Apparently "Go Away I Like You Too Much" (2D & 3D) is going to be part of a 40-minute production that includes all ten tracks on "Smitten" by The Simple Carnival, which was apparently filmmaker Jeff Boller on various instruments. The whole project looks to be about halfway complete.

This particular leg of it is a lot of fun - it's a good pop song with animation that keeps up, tells a story, and has gets a viewer in the head of its super-abstract characters in a couple of minutes. It is very much the work of someone who is playing with 3D animation and wants to see what he can do on top of making a good music video, but that's entirely cool in this particular situation. I'll certainly be going through the rest of the videos and hoping there's a way to purchase a good SBS version when he's done.

"Cryogen Children"

* * * ¼ (out of four)
Seen 24 May 2020 in Jay's Living Room (L.A. 3-D Movie Fest Online, SBS 3D YouTube via Roku)
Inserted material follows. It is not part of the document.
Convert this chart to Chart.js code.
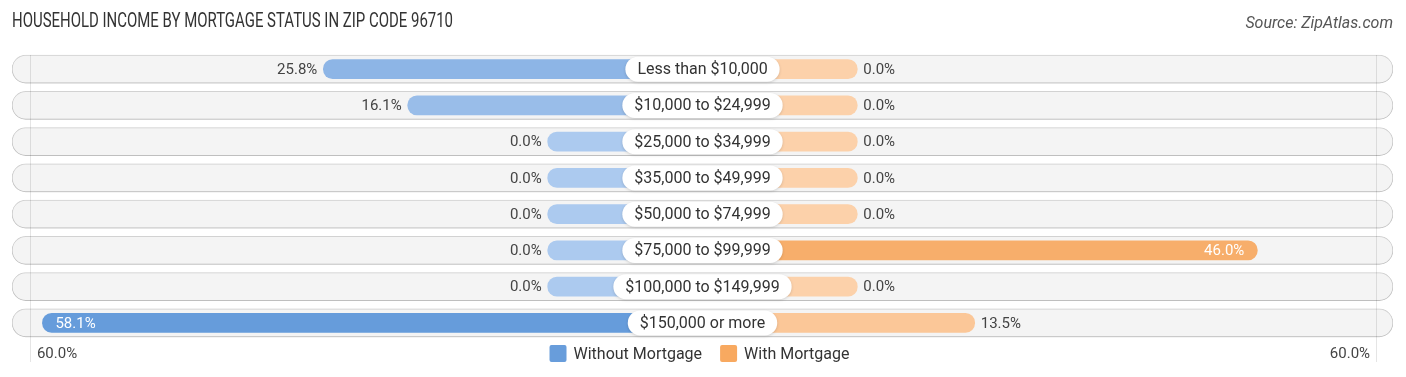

Director Sadie Schiffman-Eller does something especially nifty with the animation in "Cryogen Children", as using 3D makes the separate elements in this mixed-media production feel a bit more disconnected from each other in ways that might not be as apparent when flattened. It's an apt metaphor for someone searching for her roots and knowing that, because her mother used a donor, she herself is metaphorically assembled in that way.

It's a nice bit of work, since Schiffman-Eller captures how strange the whole process seems from both ends, whether anonymously donating sperm or trying to find out where you came from. She leans into the collage aspects of the work, working double helices and other symbols into the film, and while this allows things to keep getting bizarre, Schiffman-Eller never lets it completely get away from her. It's an impressive pieces of work that uses all the bits and pieces it's made of well.